Bugün restoranlara bile temizliğine ilişkin belgeler asıldığını kaydeden Dülger, “infeksiyon kontrolü 2-3 senede bir değişen bir bilgi çünkü hem bakteri ve virüs bilgileri hem de buna karşı yapılan savaş değişiyor bunun için kendimizi yenilemeliyiz. Bu eğitimleri diş hekimlerine vermeye başladık aynı zamanda web sitesinde canlı olarak yayınlıyoruz. Diş hekimleri yaptıkları sterilizasyonu hastalarına gösterebilsin ve şeffaf olsun diye uluslararası bir denetleme firmasıyla beraber çalışıyoruz. Diş hekimleri şartlarını düzenleyerek bu belge için başvuruda bulunabiliyorlar” dedi.

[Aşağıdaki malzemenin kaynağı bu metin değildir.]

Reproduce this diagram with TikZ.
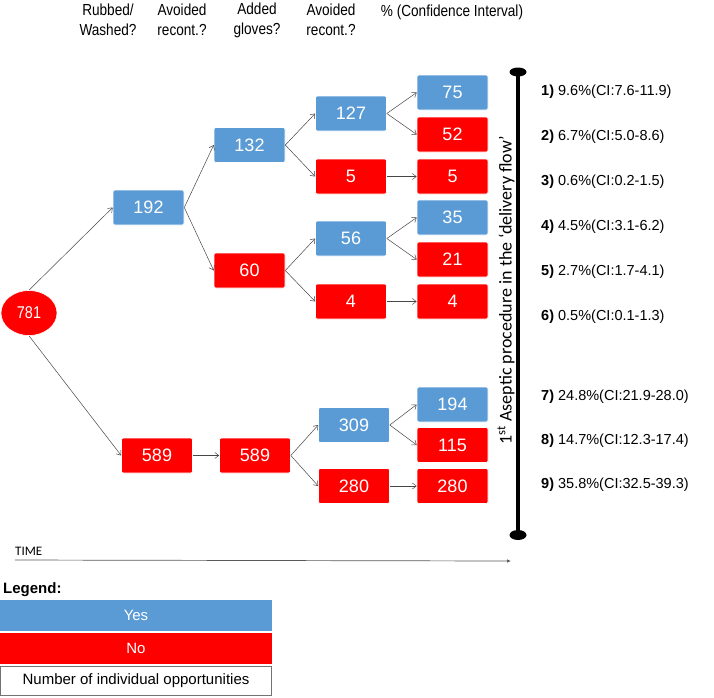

Hastalar nelere dikkat etmeli ?

Hastalara da görev düştüğüne değinen Dülger, “Diş hekiminiz ağzınızla temas edecek her aleti önceden sterilize etmiş olmalıdır. En güvenilir sterilizasyon cihazı, yüksek sıcaklıkta sterilizasyon sağlayan otoklavdır. Diş hekimi, aletleri otoklavda sterilize etmelidir. Eğer hekim sterilizasyon cihazı olarak sadece kuru sıcak hava sterilizatörü kullanıyorsa her türlü alet ve malzemesini yeterince sterilize edemez” diyerek hastaları uyardı.

Hastaların diş hekimlerinde dikkat etmesi gereken konular şöyle:

1) Dişhekiminiz ve yardımcıları önlük, eldiven, maske, gözlük gibi kişisel koruyucu bariyerler kullanıyor mu?

2) Her hastadan sonra yüzeyler dezenfekte ediliyor mu ya da koruyucu örtüler değiştiriliyor mu?

3) Kullanılan sterilizasyon cihazı otoklav mı?